For a moment I remembered the American churches' position on homosexuality. I asked him whether he had a particular denomination he belonged to. He said none. The God he and Bob believed in was the God that is everyone's God. "He doesn't care," he pointed upward.

"God knows what is meant for you. Doesn't matter if you have no money or no idea. Have no worry. Have no fear. All you need to do is just ask him. He will take care of you. I talk to him everyday. He tells me everything." His eyes shone bright. I looked away.

"Like?" I asked.

"Everything. What to do. What will happen. What to look forward to. Things about each of our guests ..."

I did not have the courage to ask him what He told Tracy about me. Chicken! I'm still regretting it.
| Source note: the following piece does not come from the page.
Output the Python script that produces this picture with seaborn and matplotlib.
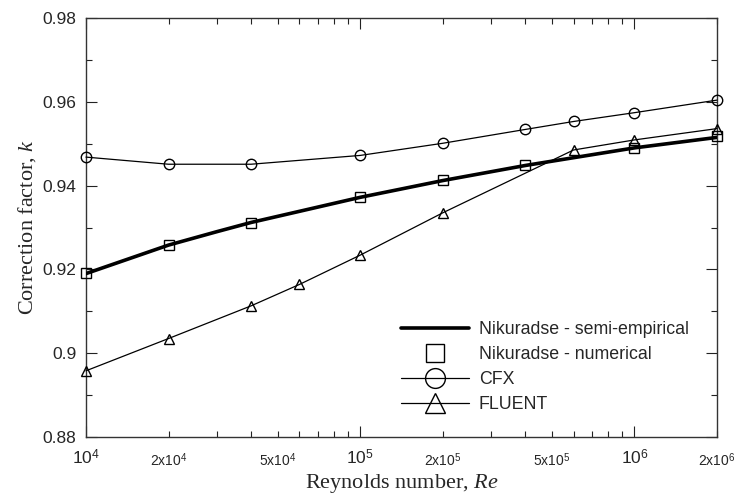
import numpy as np
import pandas as pd
import matplotlib
matplotlib.use("Agg")
import matplotlib.pyplot as plt
from matplotlib.ticker import FixedLocator, FixedFormatter, NullFormatter
import seaborn as sns

# Reynolds numbers and correction factors
re_semi = [1e4, 2e4, 3e4, 4e4, 1e5, 2e5, 4e5, 1e6, 2e6]
k_semi = [0.9190, 0.9258, 0.9290, 0.9312, 0.9372, 0.9412, 0.9448, 0.9490, 0.9515]

re_num = [1e4, 2e4, 4e4, 1e5, 2e5, 4e5, 1e6, 2e6]
k_num = [0.9191, 0.9258, 0.9311, 0.9372, 0.9413, 0.9449, 0.9490, 0.9518]

re_cfx = [1e4, 2e4, 4e4, 1e5, 2e5, 4e5, 6e5, 1e6, 2e6]
k_cfx = [0.9468, 0.9451, 0.9451, 0.9472, 0.9501, 0.9534, 0.9553, 0.9574, 0.9604]

re_fluent = [1e4, 2e4, 4e4, 6e4, 1e5, 2e5, 6e5, 1e6, 2e6]
k_fluent = [0.8958, 0.9035, 0.9113, 0.9164, 0.9234, 0.9335, 0.9485, 0.9509, 0.9536]

labels = ["Nikuradse - semi-empirical", "Nikuradse - numerical", "CFX", "FLUENT"]

major_ticks = [1e4, 1e5, 1e6]
major_labels = ["$10^{4}$", "$10^{5}$", "$10^{6}$"]
minor_labeled = {2e4: "2x$10^{4}$", 5e4: "5x$10^{4}$", 2e5: "2x$10^{5}$",
                 5e5: "5x$10^{5}$", 2e6: "2x$10^{6}$"}

sns.set_style("ticks")
plt.rcParams["font.family"] = ["Liberation Sans", "DejaVu Sans"]
plt.rcParams["mathtext.fontset"] = "custom"
plt.rcParams["mathtext.rm"] = "Liberation Sans"
plt.rcParams["mathtext.it"] = "Liberation Serif:italic"

fig = plt.figure(figsize=(7.36, 4.97), dpi=100)
ax = fig.add_axes([0.1168, 0.1207, 0.8573, 0.8431])
ax.set_xscale("log")

df_semi = pd.DataFrame({"Re": re_semi, "k": k_semi})
df_num = pd.DataFrame({"Re": re_num, "k": k_num})
df_cfx = pd.DataFrame({"Re": re_cfx, "k": k_cfx})
df_fl = pd.DataFrame({"Re": re_fluent, "k": k_fluent})

marker_kw = dict(markerfacecolor="none", markeredgecolor="black",
                 markeredgewidth=1.0, clip_on=False, zorder=4)

sns.lineplot(data=df_semi, x="Re", y="k", ax=ax, color="black", lw=2.6,
             label=labels[0], zorder=3)
sns.lineplot(data=df_num, x="Re", y="k", ax=ax, color="black", lw=0,
             marker="s", markersize=7, label=labels[1], **marker_kw)
sns.lineplot(data=df_cfx, x="Re", y="k", ax=ax, color="black", lw=0.9,
             marker="o", markersize=7.5, label=labels[2], **marker_kw)
sns.lineplot(data=df_fl, x="Re", y="k", ax=ax, color="black", lw=0.9,
             marker="^", markersize=7.5, label=labels[3], **marker_kw)

ax.set_xlim(1e4, 2e6)
ax.set_ylim(0.88, 0.98)

# x ticks: decades as major, 2..9 multiples as minor
ax.xaxis.set_major_locator(FixedLocator(major_ticks))
ax.xaxis.set_major_formatter(FixedFormatter(major_labels))
minor_pos = []
for d in [1e4, 1e5, 1e6]:
    for m in range(2, 10):
        v = m * d
        if v <= 2e6 + 1:
            minor_pos.append(v)
ax.xaxis.set_minor_locator(FixedLocator(minor_pos))
ax.xaxis.set_minor_formatter(FixedFormatter([minor_labeled.get(v, "") for v in minor_pos]))

ax.set_yticks([0.88, 0.90, 0.92, 0.94, 0.96, 0.98])
ax.set_yticklabels(["0.88", "0.9", "0.92", "0.94", "0.96", "0.98"])
ax.set_yticks([0.89, 0.91, 0.93, 0.95, 0.97], minor=True)
ax.yaxis.set_minor_formatter(NullFormatter())

ax.tick_params(which="both", direction="in", top=True, right=True,
               color="#222222", width=0.8)
ax.tick_params(which="major", length=8)
ax.tick_params(which="minor", length=4)
ax.tick_params(axis="y", which="major", labelsize=12.5, pad=7)
ax.tick_params(axis="x", which="major", labelsize=12.5, pad=8)
ax.tick_params(axis="x", which="minor", labelsize=10, pad=10.5)

for s in ax.spines.values():
    s.set_color("#333333")
    s.set_linewidth(1.0)

ax.set_xlabel("Reynolds number, $Re$", fontsize=16, family="Liberation Serif", labelpad=2)
ax.set_ylabel("Correction factor, $k$", fontsize=16, family="Liberation Serif", labelpad=3)

leg = ax.legend(loc="upper left", bbox_to_anchor=(0.5, 0.276), frameon=False,
                fontsize=12.8, handlelength=3.8, handletextpad=0.55,
                labelspacing=0.45, borderpad=0, borderaxespad=0, markerscale=1.9)

fig.savefig("out.png", dpi=100)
Perhaps it was his charisma. Perhaps it was the sun beating down on my head. Perhaps it was the water, the island, and the birds around me, so removed from my familiar surroundings. On that day I thoroughly believed Tracy, including his daily bantering with his own personal God.

An internal dialog with self is hardly an abnormal phenomenon. Only, Freud called the voice "superego," while Faulkner called it "the problems of the heart in conflict with itself." Tracy's God is his superego, a gentle, supportive, and kind presence, akin to an optimistic and encouraging personal coach, egging on the mortal and weary ego to find meaning in life and walk every mile.


simon said...

Very nice :)

I always think a gentle religious feeling acted upon oneself tend to bring out the best of mankind. On the other hand, a fervent version being relentlessly preached and reinforced tend to create great disasters. And the same goes for morality.

Jun said...

I've heard of a theory, which suggests that the psychological need for god is really the remnant of one's need for a parent figure in adulthood. Of course, parental figures differ among families and individuals, hence religion manifests differently as well. There are cruel, neglectful, or loving, gentle parents, as well as gods, in people's beliefs and behaviors toward self and others.